::: PROVIDED DATA :::

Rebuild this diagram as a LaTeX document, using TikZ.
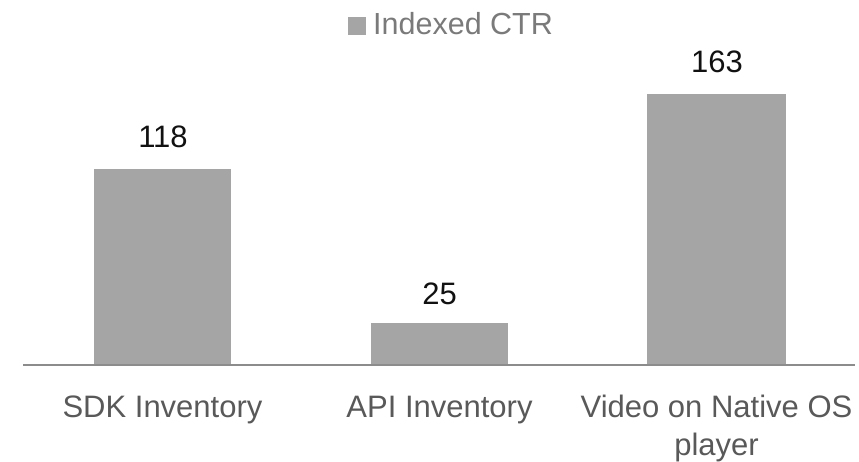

:::
::: PROVIDED DATA :::

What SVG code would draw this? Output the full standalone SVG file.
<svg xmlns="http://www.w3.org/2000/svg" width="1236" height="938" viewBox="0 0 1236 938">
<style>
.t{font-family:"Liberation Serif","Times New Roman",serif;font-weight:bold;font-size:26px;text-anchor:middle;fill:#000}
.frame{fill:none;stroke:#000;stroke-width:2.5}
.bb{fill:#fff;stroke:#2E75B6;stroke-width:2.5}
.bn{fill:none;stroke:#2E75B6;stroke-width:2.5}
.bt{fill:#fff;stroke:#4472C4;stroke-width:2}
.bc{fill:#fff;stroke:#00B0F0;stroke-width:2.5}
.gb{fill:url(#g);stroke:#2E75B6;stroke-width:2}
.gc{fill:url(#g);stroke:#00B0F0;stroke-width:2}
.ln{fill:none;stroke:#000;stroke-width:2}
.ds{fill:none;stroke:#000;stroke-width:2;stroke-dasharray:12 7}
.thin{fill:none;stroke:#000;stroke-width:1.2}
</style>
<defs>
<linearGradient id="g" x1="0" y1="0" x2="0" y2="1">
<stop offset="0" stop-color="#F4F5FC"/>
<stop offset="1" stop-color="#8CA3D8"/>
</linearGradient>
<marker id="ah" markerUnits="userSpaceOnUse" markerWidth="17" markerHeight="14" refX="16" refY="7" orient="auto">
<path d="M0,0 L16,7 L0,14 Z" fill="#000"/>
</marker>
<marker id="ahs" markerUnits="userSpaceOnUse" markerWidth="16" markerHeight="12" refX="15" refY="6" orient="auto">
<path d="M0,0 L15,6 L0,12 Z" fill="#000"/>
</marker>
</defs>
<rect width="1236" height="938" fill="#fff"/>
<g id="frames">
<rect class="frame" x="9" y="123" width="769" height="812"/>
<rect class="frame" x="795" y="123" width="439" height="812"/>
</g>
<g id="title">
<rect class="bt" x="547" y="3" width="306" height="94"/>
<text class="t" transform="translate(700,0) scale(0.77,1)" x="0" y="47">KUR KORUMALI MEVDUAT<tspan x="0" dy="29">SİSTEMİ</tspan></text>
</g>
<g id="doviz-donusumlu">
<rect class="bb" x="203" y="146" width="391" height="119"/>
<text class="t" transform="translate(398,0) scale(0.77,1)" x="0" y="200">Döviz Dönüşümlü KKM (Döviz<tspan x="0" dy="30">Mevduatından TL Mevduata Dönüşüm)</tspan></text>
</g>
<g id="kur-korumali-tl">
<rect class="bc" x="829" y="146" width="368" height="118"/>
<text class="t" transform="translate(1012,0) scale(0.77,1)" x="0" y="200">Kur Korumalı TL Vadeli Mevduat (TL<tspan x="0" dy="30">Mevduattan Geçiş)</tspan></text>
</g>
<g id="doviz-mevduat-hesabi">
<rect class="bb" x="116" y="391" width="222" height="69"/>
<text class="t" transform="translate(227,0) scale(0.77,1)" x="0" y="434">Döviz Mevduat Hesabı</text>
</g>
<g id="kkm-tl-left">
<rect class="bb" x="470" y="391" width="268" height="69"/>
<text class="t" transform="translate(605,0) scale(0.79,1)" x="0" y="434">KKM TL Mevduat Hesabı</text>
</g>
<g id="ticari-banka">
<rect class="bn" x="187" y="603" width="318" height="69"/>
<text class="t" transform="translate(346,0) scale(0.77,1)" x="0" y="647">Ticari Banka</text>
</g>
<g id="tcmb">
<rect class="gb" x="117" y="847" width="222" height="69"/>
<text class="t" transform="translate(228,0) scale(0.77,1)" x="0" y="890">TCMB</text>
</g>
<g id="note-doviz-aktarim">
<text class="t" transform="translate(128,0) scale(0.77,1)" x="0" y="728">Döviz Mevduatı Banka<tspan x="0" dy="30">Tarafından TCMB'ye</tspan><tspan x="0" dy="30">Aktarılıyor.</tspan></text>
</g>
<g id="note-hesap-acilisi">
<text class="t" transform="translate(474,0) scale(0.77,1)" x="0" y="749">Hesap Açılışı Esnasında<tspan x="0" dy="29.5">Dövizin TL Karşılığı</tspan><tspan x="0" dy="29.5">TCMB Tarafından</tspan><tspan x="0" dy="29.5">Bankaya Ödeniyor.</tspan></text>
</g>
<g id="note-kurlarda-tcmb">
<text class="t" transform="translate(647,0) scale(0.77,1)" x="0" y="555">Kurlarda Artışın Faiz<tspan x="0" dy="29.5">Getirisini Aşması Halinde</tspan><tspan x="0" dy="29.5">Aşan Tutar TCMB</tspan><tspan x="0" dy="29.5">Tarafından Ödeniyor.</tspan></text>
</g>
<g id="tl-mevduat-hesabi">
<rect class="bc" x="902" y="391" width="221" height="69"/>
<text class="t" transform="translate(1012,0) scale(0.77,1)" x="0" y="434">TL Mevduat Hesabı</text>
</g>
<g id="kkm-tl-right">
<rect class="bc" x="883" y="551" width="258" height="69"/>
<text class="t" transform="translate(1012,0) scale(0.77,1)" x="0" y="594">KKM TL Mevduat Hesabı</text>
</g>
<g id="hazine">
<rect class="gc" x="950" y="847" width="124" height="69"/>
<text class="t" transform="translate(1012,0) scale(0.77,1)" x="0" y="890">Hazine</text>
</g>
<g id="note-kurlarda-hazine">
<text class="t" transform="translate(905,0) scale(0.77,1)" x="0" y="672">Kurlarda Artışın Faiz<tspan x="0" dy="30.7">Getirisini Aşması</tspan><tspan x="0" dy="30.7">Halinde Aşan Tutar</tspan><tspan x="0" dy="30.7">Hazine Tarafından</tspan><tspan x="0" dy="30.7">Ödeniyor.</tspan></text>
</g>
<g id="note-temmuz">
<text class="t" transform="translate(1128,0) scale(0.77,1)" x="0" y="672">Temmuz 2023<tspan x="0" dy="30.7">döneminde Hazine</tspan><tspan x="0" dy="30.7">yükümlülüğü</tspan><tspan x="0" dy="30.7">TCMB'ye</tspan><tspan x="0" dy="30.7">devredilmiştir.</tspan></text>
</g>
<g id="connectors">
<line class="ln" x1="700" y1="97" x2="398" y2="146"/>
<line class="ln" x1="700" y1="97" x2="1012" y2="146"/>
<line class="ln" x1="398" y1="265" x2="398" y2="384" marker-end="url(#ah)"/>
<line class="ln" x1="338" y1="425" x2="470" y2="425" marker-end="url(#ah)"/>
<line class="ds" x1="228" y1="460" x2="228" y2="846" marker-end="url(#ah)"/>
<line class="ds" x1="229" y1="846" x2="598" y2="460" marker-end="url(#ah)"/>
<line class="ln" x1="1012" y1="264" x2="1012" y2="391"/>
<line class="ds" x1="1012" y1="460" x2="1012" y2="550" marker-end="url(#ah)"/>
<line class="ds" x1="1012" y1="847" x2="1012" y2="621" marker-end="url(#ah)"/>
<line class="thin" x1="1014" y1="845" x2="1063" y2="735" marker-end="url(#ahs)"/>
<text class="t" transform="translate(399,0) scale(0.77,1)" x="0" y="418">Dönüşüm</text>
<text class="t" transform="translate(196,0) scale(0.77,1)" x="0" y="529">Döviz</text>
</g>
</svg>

:::

Answer with one number only: how many lines above contain the word "this".

2